Cirque du Soleil's classic show, Quidam,
opens with Zoé (Alessandra Gonzalez), a bored little girl whose parents
ignore her. We enter the world of her imagination when Quidam, a
headless wanderer under an umbrella, hands Zoé his blue bowler hat.
(This imagery will resonate with those who know the surrealist paintings
of René Magritte, a 20th century artist whose paintings challenged
traditional perceptions of reality.) Zoé's self-absorbed parents float
away and we are transported to the magical reality of Cirque's
physically astonishing performers.
The "world" presently inhabited by Quidam is Dayton's Nutter Center, on the campus of Wright State University, through Sunday, June 16.
The show, which originated as a big top production (it spent several
weeks in Cincinnati in August and September 2006 in a "grand chapiteau"
on the Ohio River bank near the Suspension Bridge) is now an arena show,
and it works beautifully in the Nutter. Five giant metal arches are
used to suspend performers in mid-air, but you quickly lose sight of the
mechanics thanks to the artistry, visual and musical, of Cirque.
To me, the
greatest wonder — beyond the physical precision and discipline of
Cirque's athletic artists — is the universality of shows like Quidam,
which tour the world. (In a few months, this company will be
performing in Europe, playing to audiences in cities including Vienna,
Munich and London, where it has a month-long engagement at Royal Albert
Hall.) The performers are ethnically diverse and the storytelling spans
cultural boundaries: Wordless clowning (Quidam features a segment
about making a silent movie that recruits a few audience members as
"actors") is laugh-out-loud funny, and the ringmaster John (Mark Ward)
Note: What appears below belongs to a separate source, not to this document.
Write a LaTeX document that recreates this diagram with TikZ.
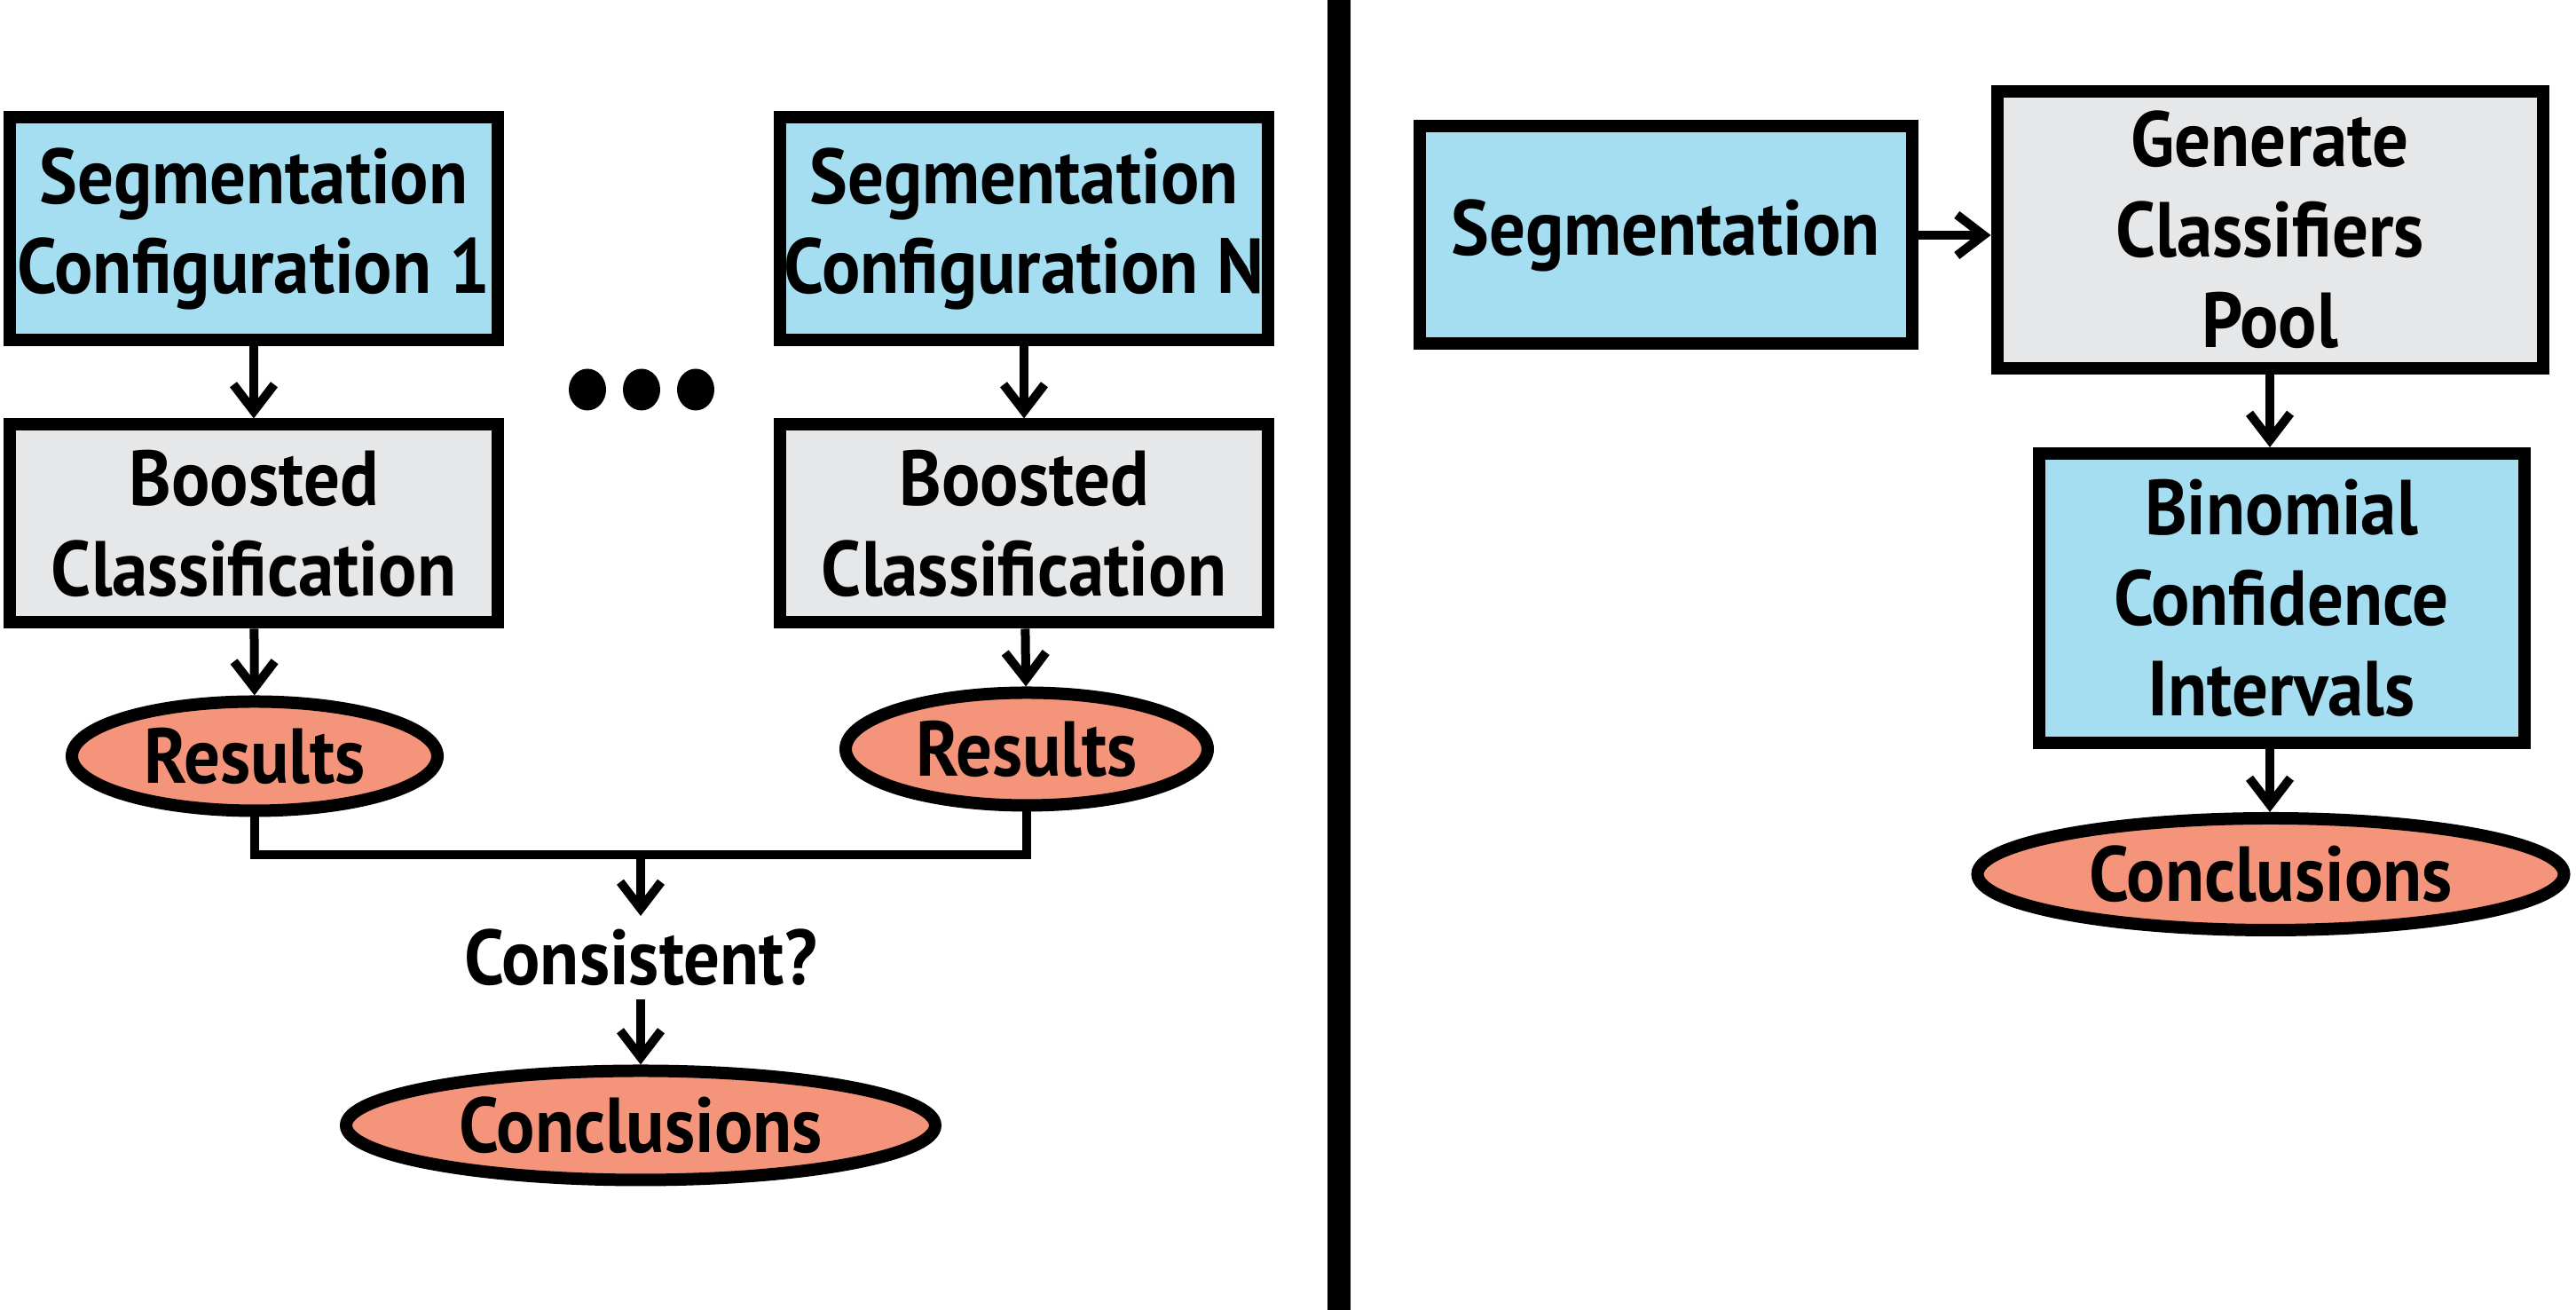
\documentclass[tikz,border=0pt]{standalone}
\usepackage{fontspec}
\setmainfont{PT Sans}[FakeStretch=0.92]
\usetikzlibrary{shapes.geometric,arrows.meta}
\definecolor{segblue}{RGB}{165,221,241}
\definecolor{poolgray}{RGB}{230,231,232}
\definecolor{resalmon}{RGB}{244,148,122}
\begin{document}
\begin{tikzpicture}[line width=0.14cm,
    every node/.style={font=\fontsize{25}{29}\selectfont\bfseries, align=center, inner sep=0pt},
    segbox/.style={draw, fill=segblue, minimum width=5.5cm, minimum height=2.51cm},
    boostbox/.style={draw, fill=poolgray, minimum width=5.5cm, minimum height=2.23cm},
    result/.style={draw, ellipse, fill=resalmon, minimum width=4.12cm, minimum height=1.23cm},
    arr/.style={line width=0.1cm, -{Straight Barb[length=0.3cm, width=0.46cm, line width=0.1cm]}}]
        \useasboundingbox (0, 0) rectangle (29.03, 14.76);
        \node [segbox] (seg1) at (2.86, 12.18) {Segmentation\\Configuration 1};
        \node [segbox] (segN) at (11.54, 12.18) {Segmentation\\Configuration N};
        \foreach \dx in {-0.61, 0, 0.61}
          \fill (7.23 + \dx, 10.37) ellipse [x radius = 0.21, y radius = 0.235];
        \node [boostbox] (boost1) at (2.86, 8.86) {Boosted\\Classification};
        \node [boostbox] (boostN) at (11.54, 8.86) {Boosted\\Classification};
        \node [result] (res1) at (2.87, 6.24) {Results};
        \node [result, minimum width=4.08cm, minimum height=1.27cm] (resN) at (11.57, 6.32) {Results};
        \coordinate (join) at (7.22, 5.13);
        \node [inner sep=0.08cm] (consistent) at (7.22, 3.97) {Consistent?};
        \node [result, minimum width=6.64cm, minimum height=1.23cm] (concl1) at (7.22, 2.08) {Conclusions};
        \draw [arr] (seg1) -- (boost1);
        \draw [arr] (segN) -- (boostN);
        \draw [arr] (boost1) -- (res1);
        \draw [arr] (boostN) -- (resN);
        \draw [line width=0.1cm] (res1.south) |- (join) -| (resN.south);
        \draw [arr] (join) -- (consistent);
        \draw [arr] (consistent) -- (concl1);
        \draw [line width=0.26cm] (15.09, 0) -- (15.09, 14.76);
        \node [segbox, minimum width=5.55cm, minimum height=2.45cm] (seg) at (18.77, 12.11) {Segmentation};
        \node [boostbox, minimum width=6.15cm, minimum height=3.12cm] (pool) at (25.58, 12.17) {Generate\\Classifiers\\Pool};
        \node [segbox, minimum width=5.47cm, minimum height=3.26cm] (binom) at (25.71, 8.02) {Binomial\\Confidence\\Intervals};
        \node [result, minimum width=6.61cm, minimum height=1.26cm] (concl2) at (25.59, 4.91) {Conclusions};
        \draw [arr] (seg.east) -- (seg.east -| pool.west);
        \draw [arr] (pool.south) -- (pool.south |- binom.north);
        \draw [arr] (pool.south |- binom.south) -- (pool.south |- concl2.north);
      \end{tikzpicture}
\end{document}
borders on intentional incompetence in a way that endears him to the
crowd even as he moves us from act to act without saying a word.
acts we see: German Wheel (a pair of man-sized double hoops containing a
guy who rolls around the stage); Diabolo (spinning Chinese yo-yo's
tossed high into the air from a string and caught); Aerial Contortion
(Tanya Burka is an amazing silk contortionist, many feet above the
stage); Skipping Ropes (using 20 acrobats); Aerial Hoops (three women
spinning and pivoting through the air); Hand Balancing (incredible
strength and flexibility by a woman on yard-high canes); Spanish Webs
(five fellows on high, hanging and twisting on ropes); Statue (a
mesmerizing performance by Yves Décoste and Valentyna Sidenko who slowly
and powerfully balance in various positions); and finally Banquine
(acrobatics). The latter section, Quidam's finale, uses 15
artists, launching tumblers high into the air and catching them. At one
point they build a tower of four humans atop each others' shoulders.
Each assemblage or toss seems more daring than the previous. Quidam
might be the product of Zoé's boredom, but the show expands imaginative
horizons. It's definitely worth a one-hour drive from Cincinnati.